Apple Files Patent for Interactive Layered Data Maps
A new Apple patent application published today by the US Patent and Trademark Office, spotted by AppleInsider, gives a sneak peak into the company’s future plans for Maps application enhancements.
The patent details an interactive layered mapping program, allowing users to view different layers of information based on different factors — for example, location.
According to the document, the map would be able to emphasize any surrounding features of a selected point of interest, which in many cases will be a user’s current position. The filing gives the example of a user who is viewing a weather-centric layer and sees a storm approaching. With Apple’s invention, the person can quickly switch to a different viewing mode to locate a shopping mall or other structure relatively close to their position.
As you can see from the above image, the Maps app can include a combination of layered information that overlaps, and the displayed information can be adjusted based on the user’s demand.
What’s interesting is how Apple refines searches based on the applied mapping mode: For example, searching for food could bring up nearby restaurants when in default mapping mode, but when hiking mode is applied, the results for the same “food” keyword would be camping supply stores etc.
Another important enhancement described in the patent application is the ability to obtain real-time information about specific features or landmarks.

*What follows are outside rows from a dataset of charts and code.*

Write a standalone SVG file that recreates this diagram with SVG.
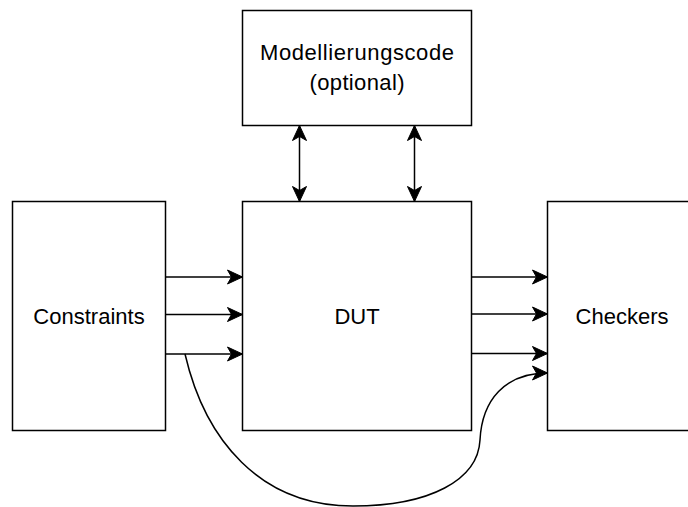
<svg xmlns="http://www.w3.org/2000/svg" width="688" height="507" viewBox="0 0 688 507">
<style>
.box{fill:#fff;stroke:#000;stroke-width:1.5}
.lbl{font-family:"Liberation Sans",Arial,Helvetica,sans-serif;font-size:22px;fill:#000;text-anchor:middle}
.edge{fill:none;stroke:#000;stroke-width:1.5}
</style>
<defs>
<marker id="arr" viewBox="-16 -8 17 16" refX="0" refY="0" markerWidth="17" markerHeight="16" markerUnits="userSpaceOnUse" orient="auto-start-reverse">
<path d="M0,0 L-15,-7 L-11,0 L-15,7 Z" fill="#000" stroke="#000" stroke-width="1"/>
</marker>
</defs>
<rect x="0" y="0" width="688" height="507" fill="#fff"/>
<g id="modell">
<rect class="box" x="242.5" y="10.5" width="229" height="115"/>
<text class="lbl" x="357" y="60" textLength="194" lengthAdjust="spacing">Modellierungscode</text>
<text class="lbl" x="357" y="89.5" textLength="95" lengthAdjust="spacing">(optional)</text>
</g>
<g id="constraints">
<rect class="box" x="12.5" y="201.5" width="153" height="229"/>
<text class="lbl" x="89" y="323.5">Constraints</text>
</g>
<g id="dut">
<rect class="box" x="242.5" y="201.5" width="229" height="229"/>
<text class="lbl" x="357" y="323.5">DUT</text>
</g>
<g id="checkers">
<rect class="box" x="547.5" y="201.5" width="153" height="229"/>
<text class="lbl" x="622" y="323.5">Checkers</text>
</g>
<g id="connectors">
<path class="edge" d="M299.5,125.5 V201.5" marker-start="url(#arr)" marker-end="url(#arr)"/>
<path class="edge" d="M414.5,125.5 V201.5" marker-start="url(#arr)" marker-end="url(#arr)"/>
<path class="edge" d="M165.5,277 H242.5" marker-end="url(#arr)"/>
<path class="edge" d="M165.5,314.5 H242.5" marker-end="url(#arr)"/>
<path class="edge" d="M165.5,354 H242.5" marker-end="url(#arr)"/>
<path class="edge" d="M471.5,277 H547.5" marker-end="url(#arr)"/>
<path class="edge" d="M471.5,314 H547.5" marker-end="url(#arr)"/>
<path class="edge" d="M471.5,353.5 H547.5" marker-end="url(#arr)"/>
<path class="edge" d="M185,354 C205,440 260,506 353,506 C430,506 478,480 480,440 C482,400 505,373 547.5,373" marker-end="url(#arr)"/>
</g>
</svg>
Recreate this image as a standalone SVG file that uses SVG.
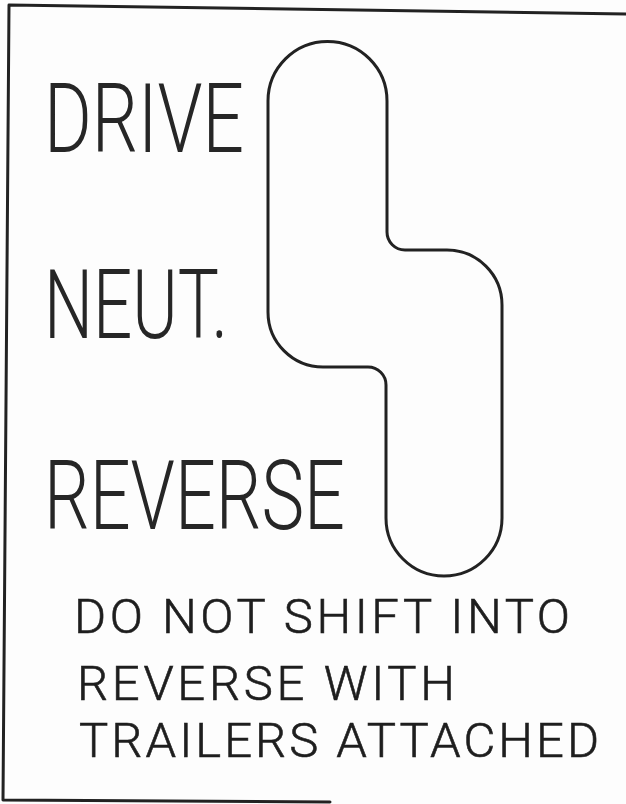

Further, a user can touch two points on the map to create a route. Currently, the iOS and OS X Maps apps support route making through the use of addressed or dropped pins. The proposed touch UI automatically generates route data like distance, then recommends which one to select based on an artificial situational awareness. If a person is traveling in one direction and searches for a hotel, the app would return only those establishments located in the general direction they are moving.
The described interactive Maps application would contain all the necessary and various information a user would need about a certain region, all of which would be available quickly and in a unified manner.
Another great enhancement is the ability to display relevant data for a specific route when in tourist mode, for example. In this scenario, the map can display contextual information about the history of the location, and users would access the data on-screen or via audio.
It is still unknown whether Apple has already investigated the aforementioned mapping features or if these features will be part of a future software update, but these features would be a welcome addition to its Maps application.
Apple credits Christopher Blumenberg Jaron I. Waldman, Marcel van Os and Richard J. Williamson as its inventors, and the patent was filed for in 2012.